Given data
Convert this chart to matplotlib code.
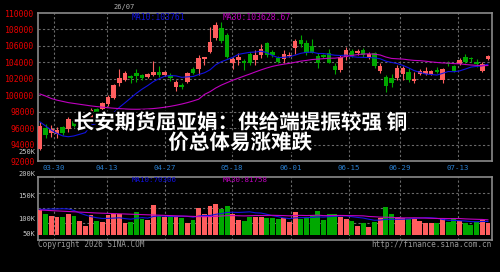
import matplotlib
matplotlib.use("Agg")
import matplotlib.pyplot as plt
import matplotlib.patheffects as pe
import numpy as np

# ---------------- data ----------------
opens = [93400, 96000, 95370, 95250, 96100, 95850, 96900, 95900, 96500, 96900,
         98300, 98300, 98900, 99650, 101500, 101850, 102300, 102730, 102450, 102250,
         102450, 102850, 102450, 102450, 100950, 101230, 101630, 103250, 103250, 104350,
         105280, 106900, 108120, 107310, 103860, 104270, 104110, 105000, 104300, 104950,
         106300, 105200, 104470, 104350, 104800, 105690, 106700, 106380, 106010, 104760,
         104850, 105160, 103540, 103050, 104670, 105410, 105080, 105490, 104590, 105080,
         102970, 102160, 102040, 102040, 102570, 102850, 101760, 102570, 102570, 102570,
         103050, 101840, 103950, 103540, 103780, 104590, 104470, 104060, 102970, 104430]
highs = [96800, 96500, 96370, 96100, 96300, 97400, 97200, 96900, 97300, 98500,
         98500, 99200, 100000, 101400, 103150, 102900, 102450, 103250, 102550, 102720,
         104190, 103540, 102980, 102720, 101840, 101430, 102850, 103460, 104880, 104700,
         108320, 108930, 108930, 107510, 104670, 105080, 104350, 105200, 105500, 106200,
         106500, 105500, 104750, 105480, 105200, 106780, 107310, 106700, 106780, 105080,
         105000, 105570, 103860, 104880, 105890, 105570, 105600, 105700, 105200, 105280,
         103860, 102440, 102570, 103660, 103540, 103260, 102850, 103130, 103460, 103050,
         103460, 103260, 104190, 103660, 104470, 105000, 104670, 104350, 104060, 104880]
lows = [93300, 94800, 94950, 94800, 95200, 95500, 96100, 95700, 96300, 96600,
        97700, 98000, 98700, 99500, 101100, 101700, 101500, 101630, 101850, 102050,
        102320, 102240, 102320, 101750, 100540, 100700, 101430, 102560, 102440, 103660,
        105080, 106700, 106380, 104470, 103200, 103660, 103050, 103700, 103700, 104500,
        104700, 104670, 103860, 103950, 104600, 105000, 105890, 104880, 105080, 103260,
        104470, 103860, 102570, 102850, 104270, 104590, 104900, 104700, 104400, 103260,
        102730, 100420, 101030, 101840, 101840, 101630, 101510, 102440, 102440, 102400,
        102650, 101510, 103540, 102850, 103660, 103860, 104060, 103460, 102850, 104270]
closes = [96300, 95200, 95850, 95800, 95450, 97100, 96300, 96600, 97000, 98200,
          98000, 99000, 99750, 101250, 102050, 102700, 102050, 102320, 102050, 102560,
          102850, 102450, 102850, 102040, 101630, 100950, 102650, 102730, 104470, 104670,
          106500, 108530, 106620, 104590, 104350, 104590, 103950, 103900, 104850, 105600,
          104850, 104950, 104100, 105000, 104950, 106620, 106170, 105080, 105160, 103950,
          104700, 103950, 103050, 104670, 105490, 104760, 105410, 104880, 105000, 103540,
          103540, 101110, 101510, 103260, 103260, 101840, 101920, 102930, 102930, 102930,
          102850, 103130, 103800, 102970, 104270, 104060, 104350, 103780, 103780, 104760]
volumes = [132500, 109700, 100700, 97000, 93800, 109700, 100700, 74200, 49300, 106000,
           74200, 70500, 106000, 111300, 111300, 65200, 70500, 123500, 83200, 79500,
           159000, 100700, 93800, 97000, 100700, 88500, 62000, 79500, 144700, 111300,
           155300, 164300, 136200, 153700, 109700, 79500, 75800, 97000, 93800, 97000,
           91700, 88500, 84800, 88500, 70500, 121900, 86400, 97000, 106000, 125600,
           79500, 111300, 111300, 97000, 83200, 72600, 49300, 62000, 44000, 70500,
           91700, 150000, 112900, 97000, 88500, 83200, 83200, 75800, 65200, 65200,
           65200, 88500, 70500, 88500, 74200, 65200, 53000, 67300, 79500, 65200]
# moving-average values before enough candles are on the chart
ma10_head = [96750, 96250, 95750, 95350, 95050, 94950, 95050, 95250, 95450]
ma30_head = [100150, 99900, 99600, 99400, 99250, 99100, 99000, 98900, 98800, 98700,
             98620, 98550, 98480, 98420, 98370, 98330, 98300, 98290, 98300, 98330,
             98380, 98450, 98540, 98650, 98780, 98930, 99100, 99300, 99520]
vol_ma10_head = [136200, 136200, 137800, 137800, 139400, 137800, 129900, 116600, 106000]
vol_ma30_head = [132500, 130900, 129300, 127700, 126200, 124600, 123000, 121400, 119800,
                 118200, 116600, 115500, 114500, 113400, 112400, 111300, 110200, 109200,
                 108100, 107100, 106000, 104900, 103900, 102800, 101800, 100700, 99600,
                 98600, 97500]

date_labels = ['03-30', '04-13', '04-27', '05-18', '06-01', '06-15', '06-29', '07-13']
date_idx = [2.5, 11.8, 22.0, 33.9, 44.3, 54.5, 63.5, 73.7]
price_ticks = [92000, 94000, 96000, 98000, 100000, 102000, 104000, 106000, 108000, 110000]
vol_labels = ['250K', '200K', '150K', '100K', '50K']
price_ma_text = ['MA10:103761', 'MA30:103628.67']
vol_ma_text = ['MA10:70306', 'MA30:81758']
title_lines = ['长安期货屈亚娟：供给端提振较强 铜', '价总体易涨难跌']
top_text = '26/07'
copyright_text = 'Copyright 2026 SINA.COM'
url_text = 'http://finance.sina.com.cn'

# ---------------- style ----------------
RED = '#ff5e5e'
GREEN = '#00a800'
BLUE = '#1212e0'
MAGENTA = '#c000c0'
GRID = '#6a6a6a'
BORDER = '#8a8a8a'
MONO = 'DejaVu Sans Mono'

W, H = 500, 272
fig = plt.figure(figsize=(W / 100, H / 100), dpi=100, facecolor='black')


def rect(l, t, r, b):
    return [l / W, 1 - b / H, (r - l) / W, (b - t) / H]


def rolling(vals, head, n):
    out = []
    for i in range(len(vals)):
        if i < n - 1:
            out.append(head[i])
        else:
            out.append(float(np.mean(vals[i - n + 1:i + 1])))
    return out


n = len(closes)
x = np.arange(n)
o = np.array(opens, float)
c = np.array(closes, float)
up = c >= o
cols = [RED if u else GREEN for u in up]
xlim = (-0.35, n - 0.28)

# ---------------- price panel ----------------
ax = fig.add_axes(rect(38, 13, 492, 161))
ax.set_facecolor('black')
ax.set_xlim(*xlim)
ax.set_ylim(price_ticks[0], price_ticks[-1])
for yv in price_ticks[1:-1]:
    ax.axhline(yv, color=GRID, lw=0.8, ls=(0, (2, 2)), zorder=1)
for xv in date_idx:
    ax.axvline(xv, color=GRID, lw=0.8, ls=(0, (2, 2)), zorder=1)

ax.vlines(x, lows, highs, colors=cols, lw=0.8, zorder=3)
body_bottom = np.minimum(o, c)
body_h = np.maximum(np.abs(c - o), 60)
ax.bar(x, body_h, bottom=body_bottom, width=0.8, color=cols, lw=0, zorder=4)

ax.plot(x, rolling(closes, ma10_head, 10), color=BLUE, lw=0.8, zorder=5)
ax.plot(x, rolling(closes, ma30_head, 30), color=MAGENTA, lw=0.8, zorder=5)

ax.set_yticks(price_ticks)
ax.set_yticklabels([str(v) for v in price_ticks], color='#e80000', fontsize=5.9,
                   family=MONO)
ax.set_xticks(date_idx)
ax.set_xticklabels(date_labels, color='#2a7fd0', fontsize=5.3, family=MONO)
ax.tick_params(length=0, pad=2.4)
ax.tick_params(axis='x', pad=3.0)
for s in ax.spines.values():
    s.set_color(BORDER)
    s.set_linewidth(1.2)

# ---------------- volume panel ----------------
axv = fig.add_axes(rect(38, 177, 492, 240))
axv.set_facecolor('black')
axv.set_xlim(*xlim)
vscale = 5300.0  # volume per pixel
axv.set_ylim(-5 * vscale, 58 * vscale)
for f in [(240 - 192.7) / 63, (240 - 207.7) / 63, (240 - 222.7) / 63]:
    axv.plot([0, 1], [f, f], transform=axv.transAxes, color=GRID, lw=0.8,
             ls=(0, (2, 2)), zorder=1)
for xv in date_idx:
    axv.axvline(xv, color=GRID, lw=0.8, ls=(0, (2, 2)), zorder=1)
axv.bar(x, volumes, width=0.85, color=cols, lw=0, zorder=3)
axv.plot(x, rolling(volumes, vol_ma10_head, 10), color=BLUE, lw=0.8, zorder=5)
axv.plot(x, rolling(volumes, vol_ma30_head, 30), color=MAGENTA, lw=0.8, zorder=5)
axv.set_xticks([])
axv.set_yticks([])
for s in axv.spines.values():
    s.set_color(BORDER)
    s.set_linewidth(1.2)


def ftext(px, py, s, **kw):
    fig.text(px / W, 1 - py / H, s, **kw)


# volume labels (left side)
for lab, py in zip(vol_labels, [152.5, 174, 196, 219, 234]):
    ftext(35, py, lab, ha='right', va='center', color='#c8c8c8', fontsize=5.0,
          family=MONO)

# MA labels
ftext(132, 17, price_ma_text[0], ha='left', va='center', color=BLUE, fontsize=5.8,
      family=MONO)
ftext(223, 17, price_ma_text[1], ha='left', va='center', color=MAGENTA, fontsize=5.8,
      family=MONO)
ftext(132, 180.5, vol_ma_text[0], ha='left', va='center', color=BLUE, fontsize=5.4,
      family=MONO)
ftext(223, 180.5, vol_ma_text[1], ha='left', va='center', color=MAGENTA, fontsize=5.4,
      family=MONO)

ftext(124, 6.5, top_text, ha='center', va='center', color='#b0b0b0', fontsize=5.0,
      family=MONO)
ftext(38, 244.5, copyright_text, ha='left', va='center', color='#9a9a9a',
      fontsize=5.6, family=MONO)
ftext(492, 244.5, url_text, ha='right', va='center', color='#9a9a9a', fontsize=5.6,
      family=MONO)

# overlay headline
stroke = [pe.withStroke(linewidth=3, foreground='black')]
ftext(240, 122.5, title_lines[0], ha='center', va='center', color='white',
      fontsize=14.8, fontweight='heavy', family=['Noto Sans CJK SC', 'DejaVu Sans'],
      path_effects=stroke, zorder=10)
ftext(240, 142.5, title_lines[1], ha='center', va='center', color='white',
      fontsize=14.8, fontweight='heavy', family=['Noto Sans CJK SC', 'DejaVu Sans'],
      path_effects=stroke, zorder=10)

fig.savefig('out.png', dpi=100, facecolor='black')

What is required
With the pictures left out, restate word for word every line of the data above, from the first down to the line that contains "import numpy as np".

Problem solution
Convert this chart to matplotlib code.
import matplotlib
matplotlib.use("Agg")
import matplotlib.pyplot as plt
import matplotlib.patheffects as pe
import numpy as np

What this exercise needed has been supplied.